Copy the lines of the data below exactly, starting at the first and stopping after the line that contains "const xAxisTitle = 'Frequency (MHz)';"; include no pictures.

============================================================

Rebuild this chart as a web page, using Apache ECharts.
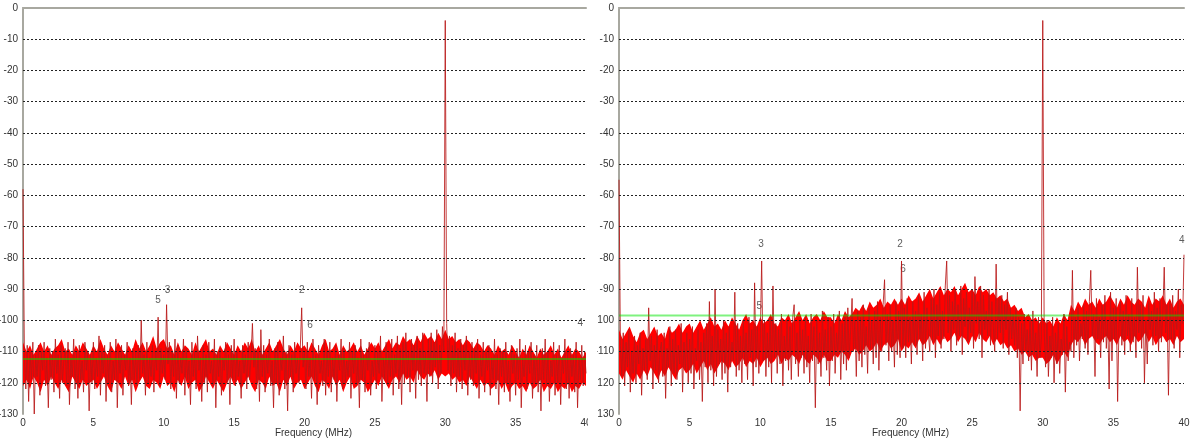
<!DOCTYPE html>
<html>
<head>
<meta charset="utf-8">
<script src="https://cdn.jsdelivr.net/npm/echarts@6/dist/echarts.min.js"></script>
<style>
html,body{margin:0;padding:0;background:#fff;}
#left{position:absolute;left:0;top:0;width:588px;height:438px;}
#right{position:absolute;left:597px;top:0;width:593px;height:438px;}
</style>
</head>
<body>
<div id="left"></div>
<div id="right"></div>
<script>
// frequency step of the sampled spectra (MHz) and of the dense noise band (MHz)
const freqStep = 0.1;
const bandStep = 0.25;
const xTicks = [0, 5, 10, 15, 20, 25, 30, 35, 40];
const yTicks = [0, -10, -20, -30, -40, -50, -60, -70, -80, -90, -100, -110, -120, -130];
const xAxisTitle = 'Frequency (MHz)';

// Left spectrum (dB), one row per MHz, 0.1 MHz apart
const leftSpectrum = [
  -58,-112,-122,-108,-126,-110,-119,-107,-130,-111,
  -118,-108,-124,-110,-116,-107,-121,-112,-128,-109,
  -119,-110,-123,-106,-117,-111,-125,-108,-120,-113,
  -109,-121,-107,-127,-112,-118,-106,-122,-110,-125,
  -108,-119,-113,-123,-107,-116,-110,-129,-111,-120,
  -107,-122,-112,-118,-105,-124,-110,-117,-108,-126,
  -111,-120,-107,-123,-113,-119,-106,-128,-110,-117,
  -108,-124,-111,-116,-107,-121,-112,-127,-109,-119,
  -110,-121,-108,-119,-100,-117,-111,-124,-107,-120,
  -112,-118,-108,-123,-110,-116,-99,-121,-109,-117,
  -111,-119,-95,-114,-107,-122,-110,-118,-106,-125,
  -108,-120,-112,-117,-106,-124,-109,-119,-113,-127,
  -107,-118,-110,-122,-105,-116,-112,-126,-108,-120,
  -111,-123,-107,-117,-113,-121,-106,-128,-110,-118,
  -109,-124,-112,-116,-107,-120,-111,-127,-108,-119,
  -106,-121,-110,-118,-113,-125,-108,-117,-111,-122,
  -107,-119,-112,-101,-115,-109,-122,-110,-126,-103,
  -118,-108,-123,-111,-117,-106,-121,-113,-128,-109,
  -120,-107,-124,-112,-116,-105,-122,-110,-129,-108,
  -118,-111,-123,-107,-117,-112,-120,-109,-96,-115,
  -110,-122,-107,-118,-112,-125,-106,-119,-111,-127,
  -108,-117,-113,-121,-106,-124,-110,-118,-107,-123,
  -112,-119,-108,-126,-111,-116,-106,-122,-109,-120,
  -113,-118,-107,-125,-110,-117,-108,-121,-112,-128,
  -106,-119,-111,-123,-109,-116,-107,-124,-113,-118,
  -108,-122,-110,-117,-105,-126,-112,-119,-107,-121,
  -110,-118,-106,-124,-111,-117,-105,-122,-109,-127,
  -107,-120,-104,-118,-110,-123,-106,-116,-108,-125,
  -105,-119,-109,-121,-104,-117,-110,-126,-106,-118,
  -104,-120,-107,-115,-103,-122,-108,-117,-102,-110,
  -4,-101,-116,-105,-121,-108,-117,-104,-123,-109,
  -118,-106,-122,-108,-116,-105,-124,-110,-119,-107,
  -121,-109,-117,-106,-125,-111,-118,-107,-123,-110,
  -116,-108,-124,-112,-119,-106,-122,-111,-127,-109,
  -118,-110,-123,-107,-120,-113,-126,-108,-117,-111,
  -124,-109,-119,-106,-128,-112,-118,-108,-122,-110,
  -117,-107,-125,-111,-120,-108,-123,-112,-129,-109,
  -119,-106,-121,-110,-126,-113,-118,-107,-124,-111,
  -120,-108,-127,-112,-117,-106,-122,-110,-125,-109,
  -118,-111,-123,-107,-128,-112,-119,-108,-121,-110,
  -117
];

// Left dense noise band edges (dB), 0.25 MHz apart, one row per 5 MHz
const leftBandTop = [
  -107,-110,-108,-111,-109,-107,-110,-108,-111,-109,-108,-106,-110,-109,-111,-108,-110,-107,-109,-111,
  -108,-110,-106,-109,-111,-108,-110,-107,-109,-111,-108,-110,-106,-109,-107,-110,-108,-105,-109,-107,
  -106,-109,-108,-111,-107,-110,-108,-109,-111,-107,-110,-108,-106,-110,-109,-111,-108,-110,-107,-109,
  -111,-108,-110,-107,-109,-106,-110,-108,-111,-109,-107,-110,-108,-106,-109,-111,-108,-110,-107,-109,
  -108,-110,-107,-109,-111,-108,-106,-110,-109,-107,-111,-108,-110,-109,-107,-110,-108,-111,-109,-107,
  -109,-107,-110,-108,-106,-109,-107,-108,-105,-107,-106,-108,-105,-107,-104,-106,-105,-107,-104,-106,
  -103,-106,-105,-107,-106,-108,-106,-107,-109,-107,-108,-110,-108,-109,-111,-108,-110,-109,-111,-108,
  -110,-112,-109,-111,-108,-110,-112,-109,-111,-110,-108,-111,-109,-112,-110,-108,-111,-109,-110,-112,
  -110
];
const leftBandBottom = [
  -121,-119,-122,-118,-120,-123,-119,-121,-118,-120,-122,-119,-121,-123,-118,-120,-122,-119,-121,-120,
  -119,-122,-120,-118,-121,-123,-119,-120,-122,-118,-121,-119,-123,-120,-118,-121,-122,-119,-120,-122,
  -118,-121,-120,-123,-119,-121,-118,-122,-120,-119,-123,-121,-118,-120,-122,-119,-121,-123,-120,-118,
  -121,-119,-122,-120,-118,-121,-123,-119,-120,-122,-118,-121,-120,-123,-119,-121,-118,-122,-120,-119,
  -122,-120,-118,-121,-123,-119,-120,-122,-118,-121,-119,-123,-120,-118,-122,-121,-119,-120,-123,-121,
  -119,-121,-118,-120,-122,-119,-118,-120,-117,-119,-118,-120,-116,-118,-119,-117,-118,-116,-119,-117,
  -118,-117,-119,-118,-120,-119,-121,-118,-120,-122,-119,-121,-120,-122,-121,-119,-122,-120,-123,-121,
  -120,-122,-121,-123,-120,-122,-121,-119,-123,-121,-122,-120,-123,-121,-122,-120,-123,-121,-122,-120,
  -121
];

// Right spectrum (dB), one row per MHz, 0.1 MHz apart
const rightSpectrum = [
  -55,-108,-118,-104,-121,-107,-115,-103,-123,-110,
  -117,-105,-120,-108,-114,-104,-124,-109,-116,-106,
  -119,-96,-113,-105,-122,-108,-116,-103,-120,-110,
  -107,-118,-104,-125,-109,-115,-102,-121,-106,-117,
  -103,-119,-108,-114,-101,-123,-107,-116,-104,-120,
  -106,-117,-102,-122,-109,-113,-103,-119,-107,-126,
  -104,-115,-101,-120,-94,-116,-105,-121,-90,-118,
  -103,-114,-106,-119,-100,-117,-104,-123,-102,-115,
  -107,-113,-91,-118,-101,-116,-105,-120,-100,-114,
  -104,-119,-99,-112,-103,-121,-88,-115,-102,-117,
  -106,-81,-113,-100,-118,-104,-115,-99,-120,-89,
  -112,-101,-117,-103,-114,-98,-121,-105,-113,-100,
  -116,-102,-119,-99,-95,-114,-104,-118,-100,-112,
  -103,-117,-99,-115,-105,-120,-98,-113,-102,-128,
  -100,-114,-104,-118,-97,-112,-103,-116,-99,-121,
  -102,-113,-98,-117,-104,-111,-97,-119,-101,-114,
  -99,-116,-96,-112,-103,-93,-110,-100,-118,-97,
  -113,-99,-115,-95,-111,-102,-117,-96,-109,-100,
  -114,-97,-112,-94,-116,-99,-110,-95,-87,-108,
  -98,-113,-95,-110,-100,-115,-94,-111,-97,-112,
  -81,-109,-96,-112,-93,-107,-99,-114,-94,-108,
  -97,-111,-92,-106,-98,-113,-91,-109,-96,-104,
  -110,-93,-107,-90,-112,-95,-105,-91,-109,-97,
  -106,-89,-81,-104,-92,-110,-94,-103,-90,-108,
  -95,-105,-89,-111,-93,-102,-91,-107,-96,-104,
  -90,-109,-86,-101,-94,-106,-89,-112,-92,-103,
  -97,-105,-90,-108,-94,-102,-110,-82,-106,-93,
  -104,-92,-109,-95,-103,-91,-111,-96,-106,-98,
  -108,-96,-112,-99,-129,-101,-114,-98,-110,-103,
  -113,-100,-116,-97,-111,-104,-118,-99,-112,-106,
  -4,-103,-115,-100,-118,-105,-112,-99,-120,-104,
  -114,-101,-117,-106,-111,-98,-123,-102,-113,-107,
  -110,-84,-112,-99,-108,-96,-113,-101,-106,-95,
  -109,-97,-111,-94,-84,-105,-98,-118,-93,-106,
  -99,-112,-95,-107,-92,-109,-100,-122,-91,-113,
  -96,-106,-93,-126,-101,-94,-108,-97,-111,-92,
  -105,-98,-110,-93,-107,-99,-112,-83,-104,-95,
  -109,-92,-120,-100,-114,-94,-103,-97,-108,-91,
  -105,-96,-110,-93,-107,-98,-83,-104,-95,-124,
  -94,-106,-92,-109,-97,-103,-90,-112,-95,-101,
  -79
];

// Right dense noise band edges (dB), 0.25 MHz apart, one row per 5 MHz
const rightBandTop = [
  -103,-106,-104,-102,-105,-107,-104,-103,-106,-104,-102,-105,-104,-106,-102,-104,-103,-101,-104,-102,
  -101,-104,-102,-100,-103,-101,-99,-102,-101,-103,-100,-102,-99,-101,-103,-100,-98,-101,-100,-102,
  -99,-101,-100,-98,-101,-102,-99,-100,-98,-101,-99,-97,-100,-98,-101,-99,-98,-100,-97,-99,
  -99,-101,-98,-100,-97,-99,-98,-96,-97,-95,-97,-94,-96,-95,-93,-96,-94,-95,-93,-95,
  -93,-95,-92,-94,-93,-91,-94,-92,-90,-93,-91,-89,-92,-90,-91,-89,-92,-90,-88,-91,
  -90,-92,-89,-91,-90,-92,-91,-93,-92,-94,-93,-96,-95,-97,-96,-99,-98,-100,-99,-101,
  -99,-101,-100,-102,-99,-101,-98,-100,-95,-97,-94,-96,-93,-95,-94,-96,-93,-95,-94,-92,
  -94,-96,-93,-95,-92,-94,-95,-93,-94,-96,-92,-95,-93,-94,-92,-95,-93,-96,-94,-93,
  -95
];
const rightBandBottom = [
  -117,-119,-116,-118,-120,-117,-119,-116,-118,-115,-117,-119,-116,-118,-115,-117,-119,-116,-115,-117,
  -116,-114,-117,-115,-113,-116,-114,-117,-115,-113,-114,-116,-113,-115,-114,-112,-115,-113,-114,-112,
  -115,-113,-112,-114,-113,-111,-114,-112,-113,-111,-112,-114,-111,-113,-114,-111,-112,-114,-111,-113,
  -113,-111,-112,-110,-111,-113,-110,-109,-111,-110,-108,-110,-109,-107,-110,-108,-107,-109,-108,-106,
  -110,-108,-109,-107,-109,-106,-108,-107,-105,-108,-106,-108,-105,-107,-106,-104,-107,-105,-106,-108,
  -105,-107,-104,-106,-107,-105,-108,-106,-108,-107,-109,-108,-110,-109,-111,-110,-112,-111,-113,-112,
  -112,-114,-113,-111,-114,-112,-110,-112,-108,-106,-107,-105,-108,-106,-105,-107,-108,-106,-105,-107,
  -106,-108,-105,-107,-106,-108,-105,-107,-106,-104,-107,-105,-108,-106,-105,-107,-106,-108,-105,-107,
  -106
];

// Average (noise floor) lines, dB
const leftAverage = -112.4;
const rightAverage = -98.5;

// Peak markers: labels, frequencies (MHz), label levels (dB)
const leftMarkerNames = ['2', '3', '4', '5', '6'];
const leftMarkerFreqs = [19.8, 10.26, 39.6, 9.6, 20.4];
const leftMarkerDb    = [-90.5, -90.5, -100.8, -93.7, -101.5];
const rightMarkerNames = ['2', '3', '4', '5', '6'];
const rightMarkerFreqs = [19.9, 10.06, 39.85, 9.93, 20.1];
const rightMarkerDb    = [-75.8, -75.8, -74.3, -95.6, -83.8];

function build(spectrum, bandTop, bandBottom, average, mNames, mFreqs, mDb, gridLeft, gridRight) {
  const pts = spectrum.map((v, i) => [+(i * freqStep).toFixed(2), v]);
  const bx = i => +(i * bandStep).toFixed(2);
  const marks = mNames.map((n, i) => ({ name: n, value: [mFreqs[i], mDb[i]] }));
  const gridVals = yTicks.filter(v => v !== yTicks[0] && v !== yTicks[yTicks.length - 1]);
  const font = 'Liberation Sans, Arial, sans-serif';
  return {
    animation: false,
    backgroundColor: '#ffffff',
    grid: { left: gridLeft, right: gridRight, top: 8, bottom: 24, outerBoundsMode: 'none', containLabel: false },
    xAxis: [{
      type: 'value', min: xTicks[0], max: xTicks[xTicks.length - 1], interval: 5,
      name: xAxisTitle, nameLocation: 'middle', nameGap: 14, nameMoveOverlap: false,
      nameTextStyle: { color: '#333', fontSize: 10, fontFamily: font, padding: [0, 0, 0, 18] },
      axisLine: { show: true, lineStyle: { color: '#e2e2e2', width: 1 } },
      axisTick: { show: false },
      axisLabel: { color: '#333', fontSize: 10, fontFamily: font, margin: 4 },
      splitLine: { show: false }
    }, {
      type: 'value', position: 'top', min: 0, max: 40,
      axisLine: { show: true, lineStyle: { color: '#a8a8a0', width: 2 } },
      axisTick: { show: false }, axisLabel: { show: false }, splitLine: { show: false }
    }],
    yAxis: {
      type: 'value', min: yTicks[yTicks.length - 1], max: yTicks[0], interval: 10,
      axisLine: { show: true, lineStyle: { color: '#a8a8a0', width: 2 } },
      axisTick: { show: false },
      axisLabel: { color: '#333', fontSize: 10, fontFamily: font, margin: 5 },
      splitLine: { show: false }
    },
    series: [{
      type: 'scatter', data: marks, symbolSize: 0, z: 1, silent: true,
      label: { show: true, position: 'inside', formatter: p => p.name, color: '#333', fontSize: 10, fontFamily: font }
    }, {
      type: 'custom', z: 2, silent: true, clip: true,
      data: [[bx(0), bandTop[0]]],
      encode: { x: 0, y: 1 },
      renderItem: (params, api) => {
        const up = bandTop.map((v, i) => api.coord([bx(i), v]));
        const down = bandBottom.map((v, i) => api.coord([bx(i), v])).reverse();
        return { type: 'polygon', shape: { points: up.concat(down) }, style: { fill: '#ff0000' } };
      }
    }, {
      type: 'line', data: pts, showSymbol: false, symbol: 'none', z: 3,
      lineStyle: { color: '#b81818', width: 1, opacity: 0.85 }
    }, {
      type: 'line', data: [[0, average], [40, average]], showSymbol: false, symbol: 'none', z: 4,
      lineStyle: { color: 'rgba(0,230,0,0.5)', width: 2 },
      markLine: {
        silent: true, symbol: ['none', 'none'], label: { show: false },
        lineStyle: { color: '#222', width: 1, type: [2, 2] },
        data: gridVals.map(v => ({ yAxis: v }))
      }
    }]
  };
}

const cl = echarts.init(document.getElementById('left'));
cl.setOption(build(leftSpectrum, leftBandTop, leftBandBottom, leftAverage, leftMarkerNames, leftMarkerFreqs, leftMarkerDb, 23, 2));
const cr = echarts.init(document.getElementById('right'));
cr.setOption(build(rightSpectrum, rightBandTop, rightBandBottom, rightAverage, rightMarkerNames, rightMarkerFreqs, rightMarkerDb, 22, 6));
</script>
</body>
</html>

============================================================

OUTPUT:
Rebuild this chart as a web page, using Apache ECharts.
<!DOCTYPE html>
<html>
<head>
<meta charset="utf-8">
<script src="https://cdn.jsdelivr.net/npm/echarts@6/dist/echarts.min.js"></script>
<style>
html,body{margin:0;padding:0;background:#fff;}
#left{position:absolute;left:0;top:0;width:588px;height:438px;}
#right{position:absolute;left:597px;top:0;width:593px;height:438px;}
</style>
</head>
<body>
<div id="left"></div>
<div id="right"></div>
<script>
// frequency step of the sampled spectra (MHz) and of the dense noise band (MHz)
const freqStep = 0.1;
const bandStep = 0.25;
const xTicks = [0, 5, 10, 15, 20, 25, 30, 35, 40];
const yTicks = [0, -10, -20, -30, -40, -50, -60, -70, -80, -90, -100, -110, -120, -130];
const xAxisTitle = 'Frequency (MHz)';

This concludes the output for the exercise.